The general feeling is that Obama is "punishing" the Kenya Government for its slow pace of reforms and its unwillingness to deal with corruption.

Every trip Obama has made to his ancestral land has been both a revelation and a disappointment. As a young man in search of his roots in the 1980s, he saw a country ravaged by a despotic regime, and a people without faith in a better tomorrow. He saw siblings, cousins and aunts, whose lives showed little promise, and who envied him for not being born in Kenya.

When his wife Michelle joined him on a honeymoon trip to Kenya, she was equally disappointed. In his book, The Audacity of Hope, Obama recounts Michelle's experience of her father-in-law's land:

"Michelle was bursting with excitement about the idea of visiting the continent of her ancestors, and we had a wonderful time, visiting my grandmother up-country, wandering through the streets of Nairobi, camping in the Serengeti, fishing off the island of Lamu.

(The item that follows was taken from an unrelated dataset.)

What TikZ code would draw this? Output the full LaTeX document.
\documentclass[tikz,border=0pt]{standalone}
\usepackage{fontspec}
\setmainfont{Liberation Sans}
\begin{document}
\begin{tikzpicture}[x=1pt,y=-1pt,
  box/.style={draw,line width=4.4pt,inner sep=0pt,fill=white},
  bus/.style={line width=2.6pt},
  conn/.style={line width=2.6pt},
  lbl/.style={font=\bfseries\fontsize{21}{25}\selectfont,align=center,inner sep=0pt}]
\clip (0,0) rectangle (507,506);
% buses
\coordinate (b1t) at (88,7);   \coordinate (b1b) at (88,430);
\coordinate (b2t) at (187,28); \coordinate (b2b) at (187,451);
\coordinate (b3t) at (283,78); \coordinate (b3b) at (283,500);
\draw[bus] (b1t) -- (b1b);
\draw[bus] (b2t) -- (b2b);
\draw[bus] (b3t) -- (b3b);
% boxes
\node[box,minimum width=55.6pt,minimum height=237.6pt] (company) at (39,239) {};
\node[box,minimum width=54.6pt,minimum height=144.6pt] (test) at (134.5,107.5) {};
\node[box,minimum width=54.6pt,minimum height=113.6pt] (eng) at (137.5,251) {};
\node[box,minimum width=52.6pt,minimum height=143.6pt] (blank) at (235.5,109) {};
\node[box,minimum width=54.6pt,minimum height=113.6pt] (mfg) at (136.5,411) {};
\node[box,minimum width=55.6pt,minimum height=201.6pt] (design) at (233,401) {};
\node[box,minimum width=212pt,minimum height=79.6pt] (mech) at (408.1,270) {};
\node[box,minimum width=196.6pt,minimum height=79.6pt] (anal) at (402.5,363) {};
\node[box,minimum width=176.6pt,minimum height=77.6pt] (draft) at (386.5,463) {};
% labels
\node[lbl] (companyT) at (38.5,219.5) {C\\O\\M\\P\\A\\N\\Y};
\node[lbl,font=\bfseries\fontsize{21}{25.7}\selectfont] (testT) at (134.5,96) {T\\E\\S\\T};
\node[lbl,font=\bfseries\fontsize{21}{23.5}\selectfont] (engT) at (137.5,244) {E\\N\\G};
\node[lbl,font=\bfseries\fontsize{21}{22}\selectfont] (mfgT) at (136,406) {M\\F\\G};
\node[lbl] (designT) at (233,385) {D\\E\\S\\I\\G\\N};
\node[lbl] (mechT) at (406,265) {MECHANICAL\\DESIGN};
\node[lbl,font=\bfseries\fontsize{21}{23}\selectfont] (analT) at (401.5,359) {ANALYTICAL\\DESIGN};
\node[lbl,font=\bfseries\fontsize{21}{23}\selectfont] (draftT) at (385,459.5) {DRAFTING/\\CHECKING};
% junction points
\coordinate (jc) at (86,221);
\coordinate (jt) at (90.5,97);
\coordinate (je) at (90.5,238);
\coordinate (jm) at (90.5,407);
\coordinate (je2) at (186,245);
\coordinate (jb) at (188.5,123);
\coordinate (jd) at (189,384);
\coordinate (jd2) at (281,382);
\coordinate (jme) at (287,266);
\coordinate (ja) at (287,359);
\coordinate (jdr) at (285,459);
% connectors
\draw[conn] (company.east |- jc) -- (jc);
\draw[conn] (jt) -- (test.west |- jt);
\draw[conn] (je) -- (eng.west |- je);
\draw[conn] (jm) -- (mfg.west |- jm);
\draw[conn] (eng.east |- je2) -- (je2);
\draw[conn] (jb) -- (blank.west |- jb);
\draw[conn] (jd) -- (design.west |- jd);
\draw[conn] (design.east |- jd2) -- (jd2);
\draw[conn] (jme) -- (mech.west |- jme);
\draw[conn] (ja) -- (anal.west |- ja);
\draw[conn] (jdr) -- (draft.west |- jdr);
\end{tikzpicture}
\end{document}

"Even within my own family, Michelle saw how suffocating the demands of family ties and tribal loyalties could be, with distant cousins constantly asking for favours, uncles and aunts showing up unannounced."

When he came back to Kenya as a US senator in 2006, the government pooh-poohed him for being just a "junior senator from America" who had no right to lecture Kenyans on issues such as corruption and the rule of law. Is it any wonder he is avoiding Kenya now?

OBAMA HAS BEEN CRITICISED FOR not doing enough for Africa -- at least not as much as his predecessor George Bush, who committed nearly $50 billion to reducing HIV, malaria and tuberculosis.

Even though Obama has committed to doubling aid to Africa, he is more inclined than Bush to see aid as a temporary solution to a problem that needs to be solved institutionally and through better governance.

I am also inclined to believe that Obama's personal experience of the "dependency culture" in Kenya, typified by his own family, has made him wary of the value of foreign aid. The fact is that he never really enjoyed an equal relationship with most of his family members; most viewed him as the foreigner who could help them escape poverty.

He explains: "At some stage in our lives, many of us (especially those of us who live in Africa) have had to support disadvantaged friends and relatives. Where that exchange involves reasonable sums provided to overcome temporary difficulty, both sides are happy... It all goes horribly and predictably wrong, however, if the dependency continues indefinitely.

"Once the kind-hearted, socially responsible one has been doling out large sums for many years and the needy, dependant one has been pocketing them, the recriminations begin. Far from being productive or necessary, the donor-dependant relationship most often ends in mutual hatred."

Obama is seeking a departure from the "business as usual" donor-recipient relationship, particularly with regards to Africa, because he knows how this relationship has distorted his own relationship with his ancestral land. Wouldn't it be wonderful if he could visit a Kenya that is strong, thriving and bursting with optimism, rather than one that is on its knees begging for assistance?

If that day ever comes, we will be happy to partner with him as an equal, not as part of an aid-driven system that is designed to perpetuate dependency.

Obama can then proudly lay claim on Kenya, just like we now lay claim on him, because that will be the moment he will stop seeing his ties to Kenya as an unfortunate accident of history.

Ms Warah is an editor with the UN. The views expressed here are her own and do not necessarily reflect those of the United Nations.